Parque infantil gigante
Não é preciso ter-se uma herança histórica romana para um país ser bonito. Basta ter design e arquitetura de ponta, que é o que acontece com a Dinamarca, um país de cidades harmoniosas, casas coloridas (com uma queda para o amarelo torrado) e objetos tão funcionais quanto prazerosos ao olhar. A grande obra de arquitetura de reconhecimento internacional por um dinamarquês é a Sydney Opera House de Jørn Utzon. Conhecidos pelo design, desde candeeiros minimalistas e cadeiras encurvadas a tigelas majestosas, expandiram novos conceitos de bicicletas como as cargo bikes (de três rodas e com um enorme depósito à frente do guiador), num país repleto de ciclovias e com algumas das cidades mais funcionais do mundo como Copenhaga. Mas a nível de design, o conceito que mais revolucionou foi a Lego, que se meteu na nossa infância e na nossa paternidade com aquelas peças que nos deixam construir o que a nossa criatividade permite.

É deste país dado ao imaginário infantil que veio o escritor de (mais de três mil!) contos infantis Hans Christian Andersen que nos embalou em tantas noites. O cinema de animação agradeceu esta fonte literária fantasiosa, incluindo a Disney. Mas há muito mais na literatura dinamarquesa. O filósofo existencialista Kierkegaard cruzou-se nos nossos manuais escolares. E a escritora Karen Blixen escreveu o livro autobiográfico "África Minha", sobre a vivência na Quénia colonial, que serviu de base ao filme oscarizado de Sidney Pollack do mesmo nome.
 
O cinema dinamarquês propriamente dito tem algum peso histórico, muito graças à filmografia de Carl Theodor Dreyer, conhecido pelas suas temáticas religiosas, sobretudo no filme "A Palavra" (de 1958), mas também pela forma dramática como captou o rosto da soldada mártir francesa Joana D' Arc no filme mudo de 1928, "A Paixão de Joana d'Arc". Lars Von Trier é hoje o cineasta dinamarquês mais reconhecido e premiado, autor de filmes como "Ondas de Paixão" (de 1996) e "Os Idiotas" (de 1998), ou da sua visão cética sobre a América em "Dogville" (de 2003). Ele foi um dos cabecilhas do movimento dinamarquês Dogme 95, que instigou o cinema de câmara à mão, sem estúdio e sem efeitos especiais, filmado em 35mm e contra o artificialismo. A nível de produção audiovisual, a Dinamarca tem dado também cartas a nível de séries de TV. O policial "The Killing: Crónica de um Assassinato" ou a série sobre uma Primeira-Ministra da Dinamarca "Borgen" animaram muitas conversas por cá.      

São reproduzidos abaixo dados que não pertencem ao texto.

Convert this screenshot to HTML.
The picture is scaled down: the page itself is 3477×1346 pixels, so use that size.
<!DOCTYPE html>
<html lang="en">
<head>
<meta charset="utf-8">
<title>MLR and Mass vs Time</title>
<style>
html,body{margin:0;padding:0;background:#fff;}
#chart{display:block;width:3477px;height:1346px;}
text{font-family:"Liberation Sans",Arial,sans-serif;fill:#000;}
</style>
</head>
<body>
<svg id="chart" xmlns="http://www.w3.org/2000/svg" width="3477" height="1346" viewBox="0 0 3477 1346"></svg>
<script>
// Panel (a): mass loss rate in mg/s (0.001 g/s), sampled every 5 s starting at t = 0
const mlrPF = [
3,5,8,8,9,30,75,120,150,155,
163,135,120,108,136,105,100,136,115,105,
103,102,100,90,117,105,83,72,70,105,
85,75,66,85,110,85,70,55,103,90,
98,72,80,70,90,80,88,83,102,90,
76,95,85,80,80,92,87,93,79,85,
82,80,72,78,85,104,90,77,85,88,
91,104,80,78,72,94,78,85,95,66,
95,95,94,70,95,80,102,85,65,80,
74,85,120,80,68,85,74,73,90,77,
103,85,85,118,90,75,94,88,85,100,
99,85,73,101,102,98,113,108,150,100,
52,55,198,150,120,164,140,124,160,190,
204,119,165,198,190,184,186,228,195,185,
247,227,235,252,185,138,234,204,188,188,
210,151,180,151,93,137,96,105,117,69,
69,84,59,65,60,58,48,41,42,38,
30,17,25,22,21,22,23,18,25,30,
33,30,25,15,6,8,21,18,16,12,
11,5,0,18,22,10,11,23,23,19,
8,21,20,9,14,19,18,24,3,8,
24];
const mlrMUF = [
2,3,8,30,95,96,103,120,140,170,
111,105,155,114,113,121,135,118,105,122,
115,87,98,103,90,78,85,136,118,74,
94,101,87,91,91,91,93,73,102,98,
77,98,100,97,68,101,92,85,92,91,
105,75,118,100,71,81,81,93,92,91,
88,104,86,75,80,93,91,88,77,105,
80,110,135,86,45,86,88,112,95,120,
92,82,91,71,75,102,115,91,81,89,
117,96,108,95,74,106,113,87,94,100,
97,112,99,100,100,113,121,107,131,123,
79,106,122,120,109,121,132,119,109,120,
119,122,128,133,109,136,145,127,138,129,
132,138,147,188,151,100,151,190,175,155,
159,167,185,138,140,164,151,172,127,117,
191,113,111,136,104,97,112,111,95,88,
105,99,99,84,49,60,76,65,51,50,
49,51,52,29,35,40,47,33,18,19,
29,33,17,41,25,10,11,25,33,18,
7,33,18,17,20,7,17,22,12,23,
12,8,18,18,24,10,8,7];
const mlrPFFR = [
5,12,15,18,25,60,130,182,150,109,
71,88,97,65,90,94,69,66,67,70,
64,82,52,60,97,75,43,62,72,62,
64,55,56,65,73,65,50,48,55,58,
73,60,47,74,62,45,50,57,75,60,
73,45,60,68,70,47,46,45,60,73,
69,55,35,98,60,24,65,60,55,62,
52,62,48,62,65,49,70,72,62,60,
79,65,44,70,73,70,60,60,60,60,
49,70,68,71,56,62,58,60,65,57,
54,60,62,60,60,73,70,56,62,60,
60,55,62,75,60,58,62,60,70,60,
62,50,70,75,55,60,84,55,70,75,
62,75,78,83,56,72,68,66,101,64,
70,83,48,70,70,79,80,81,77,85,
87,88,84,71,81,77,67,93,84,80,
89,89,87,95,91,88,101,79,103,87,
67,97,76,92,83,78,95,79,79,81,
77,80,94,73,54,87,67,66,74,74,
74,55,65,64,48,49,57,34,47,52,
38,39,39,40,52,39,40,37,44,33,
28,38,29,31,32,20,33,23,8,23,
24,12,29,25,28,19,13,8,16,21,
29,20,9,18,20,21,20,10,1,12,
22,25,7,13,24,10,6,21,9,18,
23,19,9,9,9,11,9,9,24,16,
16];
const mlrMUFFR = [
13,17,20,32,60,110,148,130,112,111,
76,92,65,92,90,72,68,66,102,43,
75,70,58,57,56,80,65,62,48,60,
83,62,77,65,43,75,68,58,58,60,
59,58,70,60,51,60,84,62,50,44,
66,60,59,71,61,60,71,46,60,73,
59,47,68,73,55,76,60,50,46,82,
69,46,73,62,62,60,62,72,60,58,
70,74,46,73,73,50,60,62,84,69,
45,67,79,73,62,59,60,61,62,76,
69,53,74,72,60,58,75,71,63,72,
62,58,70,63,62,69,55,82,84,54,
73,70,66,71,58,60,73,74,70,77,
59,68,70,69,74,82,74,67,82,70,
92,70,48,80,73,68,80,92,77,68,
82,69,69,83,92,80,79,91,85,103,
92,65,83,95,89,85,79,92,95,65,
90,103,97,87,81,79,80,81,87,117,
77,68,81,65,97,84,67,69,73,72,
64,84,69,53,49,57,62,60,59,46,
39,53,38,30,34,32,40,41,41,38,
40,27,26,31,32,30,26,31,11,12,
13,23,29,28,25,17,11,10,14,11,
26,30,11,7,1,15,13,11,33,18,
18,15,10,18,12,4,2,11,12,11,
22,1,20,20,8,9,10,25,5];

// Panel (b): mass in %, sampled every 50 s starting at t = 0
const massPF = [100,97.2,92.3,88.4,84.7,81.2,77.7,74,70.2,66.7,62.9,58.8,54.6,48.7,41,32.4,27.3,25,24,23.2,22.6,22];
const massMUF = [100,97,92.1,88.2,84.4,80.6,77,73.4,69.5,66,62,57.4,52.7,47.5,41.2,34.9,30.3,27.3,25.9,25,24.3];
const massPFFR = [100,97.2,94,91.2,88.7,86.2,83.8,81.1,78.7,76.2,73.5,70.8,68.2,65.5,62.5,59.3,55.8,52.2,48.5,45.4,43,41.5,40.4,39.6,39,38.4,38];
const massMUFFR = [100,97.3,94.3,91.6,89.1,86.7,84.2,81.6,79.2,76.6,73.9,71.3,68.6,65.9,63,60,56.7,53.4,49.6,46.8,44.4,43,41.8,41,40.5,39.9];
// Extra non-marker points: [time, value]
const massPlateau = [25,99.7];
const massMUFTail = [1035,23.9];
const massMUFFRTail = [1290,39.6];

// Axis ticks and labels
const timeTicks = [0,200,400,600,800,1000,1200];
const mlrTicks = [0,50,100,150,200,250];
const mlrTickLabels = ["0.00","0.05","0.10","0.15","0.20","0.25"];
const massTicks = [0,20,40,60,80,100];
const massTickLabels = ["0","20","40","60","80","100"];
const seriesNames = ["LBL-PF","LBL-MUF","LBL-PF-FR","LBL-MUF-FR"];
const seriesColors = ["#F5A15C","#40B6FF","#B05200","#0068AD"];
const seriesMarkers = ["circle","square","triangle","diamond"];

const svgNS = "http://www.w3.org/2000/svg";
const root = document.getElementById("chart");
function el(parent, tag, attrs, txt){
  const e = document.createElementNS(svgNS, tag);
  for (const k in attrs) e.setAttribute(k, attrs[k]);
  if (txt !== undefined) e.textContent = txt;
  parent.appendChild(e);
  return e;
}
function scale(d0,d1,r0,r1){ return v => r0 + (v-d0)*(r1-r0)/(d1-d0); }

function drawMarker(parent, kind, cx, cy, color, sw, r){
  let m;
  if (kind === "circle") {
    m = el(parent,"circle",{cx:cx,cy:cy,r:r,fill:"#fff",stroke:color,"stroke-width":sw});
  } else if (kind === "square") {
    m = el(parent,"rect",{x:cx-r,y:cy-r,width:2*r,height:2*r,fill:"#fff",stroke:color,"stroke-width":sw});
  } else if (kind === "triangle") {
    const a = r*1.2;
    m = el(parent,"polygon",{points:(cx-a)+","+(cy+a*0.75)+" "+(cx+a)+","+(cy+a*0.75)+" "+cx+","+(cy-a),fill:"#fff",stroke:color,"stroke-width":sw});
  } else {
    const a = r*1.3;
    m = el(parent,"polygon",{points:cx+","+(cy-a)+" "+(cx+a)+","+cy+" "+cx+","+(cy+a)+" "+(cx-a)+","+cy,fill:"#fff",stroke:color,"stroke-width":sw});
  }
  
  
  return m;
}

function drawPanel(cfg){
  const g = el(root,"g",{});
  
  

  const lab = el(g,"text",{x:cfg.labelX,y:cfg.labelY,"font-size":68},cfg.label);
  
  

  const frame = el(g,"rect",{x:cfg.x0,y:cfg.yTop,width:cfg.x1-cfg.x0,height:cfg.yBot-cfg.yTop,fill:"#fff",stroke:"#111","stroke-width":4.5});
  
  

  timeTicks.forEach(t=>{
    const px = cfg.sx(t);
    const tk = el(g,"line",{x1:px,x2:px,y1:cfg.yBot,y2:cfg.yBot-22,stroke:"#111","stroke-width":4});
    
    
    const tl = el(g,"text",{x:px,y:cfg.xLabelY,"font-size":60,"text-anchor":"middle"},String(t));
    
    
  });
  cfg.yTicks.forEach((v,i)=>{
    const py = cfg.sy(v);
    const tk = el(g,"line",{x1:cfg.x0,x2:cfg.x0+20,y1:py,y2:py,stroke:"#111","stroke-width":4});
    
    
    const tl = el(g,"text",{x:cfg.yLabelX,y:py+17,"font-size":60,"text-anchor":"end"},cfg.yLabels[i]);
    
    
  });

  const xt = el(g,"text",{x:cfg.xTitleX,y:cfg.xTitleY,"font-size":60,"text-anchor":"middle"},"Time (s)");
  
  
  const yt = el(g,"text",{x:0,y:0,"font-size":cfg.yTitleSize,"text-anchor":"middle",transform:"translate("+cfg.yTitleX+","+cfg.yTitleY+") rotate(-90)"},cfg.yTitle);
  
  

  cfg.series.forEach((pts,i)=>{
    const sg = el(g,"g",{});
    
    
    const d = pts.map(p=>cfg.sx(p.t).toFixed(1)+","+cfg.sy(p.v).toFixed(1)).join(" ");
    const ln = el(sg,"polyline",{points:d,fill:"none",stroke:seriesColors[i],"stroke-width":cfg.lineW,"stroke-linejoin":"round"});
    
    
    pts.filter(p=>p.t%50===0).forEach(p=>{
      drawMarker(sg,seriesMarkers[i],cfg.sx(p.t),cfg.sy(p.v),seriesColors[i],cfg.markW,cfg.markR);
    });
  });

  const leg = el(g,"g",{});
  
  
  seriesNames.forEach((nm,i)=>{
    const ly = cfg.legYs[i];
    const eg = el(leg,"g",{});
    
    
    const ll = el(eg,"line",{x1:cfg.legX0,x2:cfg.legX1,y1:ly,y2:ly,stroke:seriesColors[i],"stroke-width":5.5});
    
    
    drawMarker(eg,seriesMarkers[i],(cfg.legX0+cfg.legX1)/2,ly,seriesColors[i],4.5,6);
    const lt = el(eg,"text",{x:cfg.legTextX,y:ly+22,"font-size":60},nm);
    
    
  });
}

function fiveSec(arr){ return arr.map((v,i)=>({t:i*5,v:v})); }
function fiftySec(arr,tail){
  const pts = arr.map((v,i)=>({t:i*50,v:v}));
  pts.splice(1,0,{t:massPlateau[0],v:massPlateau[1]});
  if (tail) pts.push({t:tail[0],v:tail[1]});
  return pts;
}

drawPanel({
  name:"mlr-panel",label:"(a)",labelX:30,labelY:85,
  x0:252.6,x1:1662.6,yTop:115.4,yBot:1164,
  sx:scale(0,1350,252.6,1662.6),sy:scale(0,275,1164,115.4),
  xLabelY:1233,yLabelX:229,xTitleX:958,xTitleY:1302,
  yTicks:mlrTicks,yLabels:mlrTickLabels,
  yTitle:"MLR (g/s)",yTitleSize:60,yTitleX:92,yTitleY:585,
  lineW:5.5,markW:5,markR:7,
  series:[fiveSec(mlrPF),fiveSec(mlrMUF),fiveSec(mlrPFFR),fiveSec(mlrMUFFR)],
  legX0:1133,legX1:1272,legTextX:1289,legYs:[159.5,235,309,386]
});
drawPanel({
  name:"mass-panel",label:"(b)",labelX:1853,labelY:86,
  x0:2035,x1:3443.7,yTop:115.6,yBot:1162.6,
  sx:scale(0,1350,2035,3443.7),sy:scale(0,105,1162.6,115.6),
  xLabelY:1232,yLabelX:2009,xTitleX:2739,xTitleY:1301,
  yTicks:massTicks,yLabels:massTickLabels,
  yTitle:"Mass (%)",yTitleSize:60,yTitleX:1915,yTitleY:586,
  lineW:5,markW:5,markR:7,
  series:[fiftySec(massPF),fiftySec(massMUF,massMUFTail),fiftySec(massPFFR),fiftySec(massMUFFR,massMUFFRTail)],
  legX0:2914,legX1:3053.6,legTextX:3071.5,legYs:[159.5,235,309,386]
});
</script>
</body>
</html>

O andebol é outra das grandes paixões dos dinamarqueses. A seleção masculina é a atual campeã mundial de uma modalidade muito praticada pelas mulheres, o que tem permitido um grande palmarés à equipa feminina: três medalhas de ouro olímpicas, três vezes campeã europeia e um título mundial. O ciclismo dinamarquês costuma ganhar medalhas e até já teve um vencedor de um Tour de France: Bjarne Riis, em 1996. Com uma rede pelo meio, há o fenómeno presente no badminton de Viktor Axelsen, que tem ganho tudo nos individuais masculinos: campeão olímpico, campeão mundial e campeão europeu.